PWB: I think the sky is the limit in terms of the programs that we can offer. PTC’s mission is to be a state-of-the-art college in those programs, in which there are jobs, so I believe we will continue to do that going forward.
PTC also has a wonderful culture. The people who work here get along. I’ve worked at five different institutions and have not seen one that operates as well as PTC and the people that support each other here. They care about each other, and that’s important. It’s that culture that I see continuing for the next 75 years, as well as the in-field placement that Wayne mentioned. PTC is on the cutting edge with its programmatic offerings where there are jobs and I think that’s important for the next 75 years.
WZ: I agree with Dr.
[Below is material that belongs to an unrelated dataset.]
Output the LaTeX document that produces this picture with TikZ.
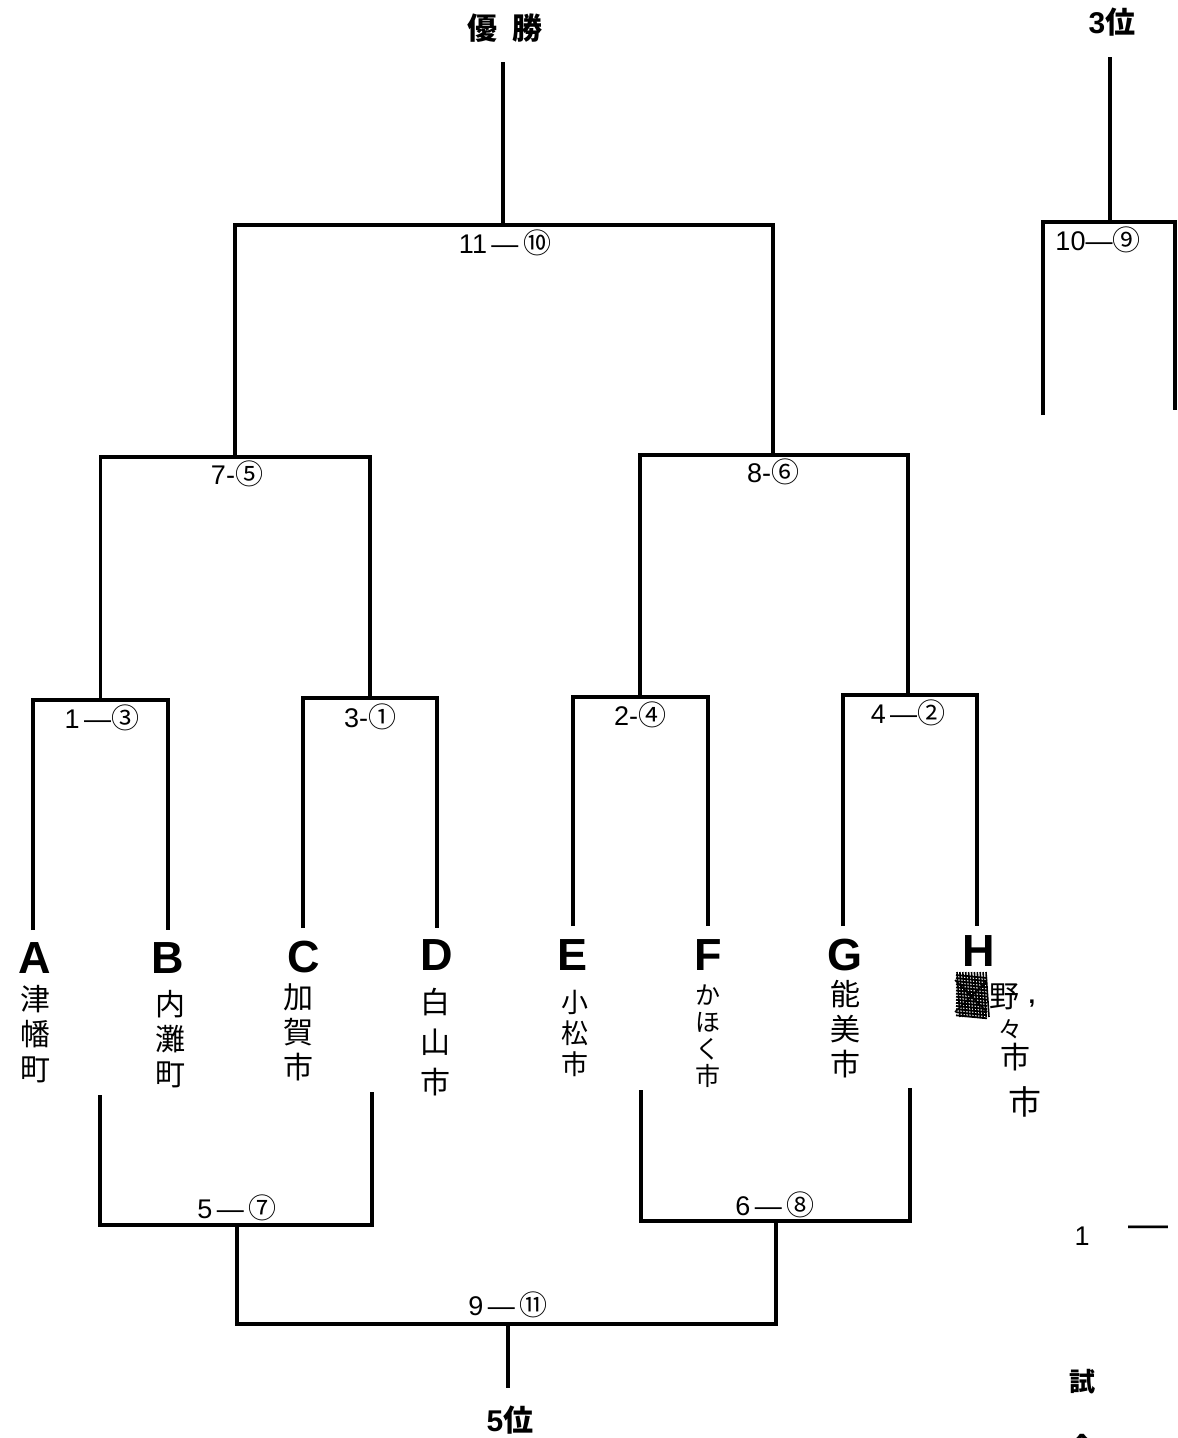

Williams-Betlyn. I think it’s the fact that we are trying to understand what the market is and we create programs to address that. I believe that initiative has tremendous upside and there are a lot of opportunities that have not been realized yet with the potential for evening school, Saturday programs or other part-time programs. I think as long as PTC continues down that path that it will do very well going into the future.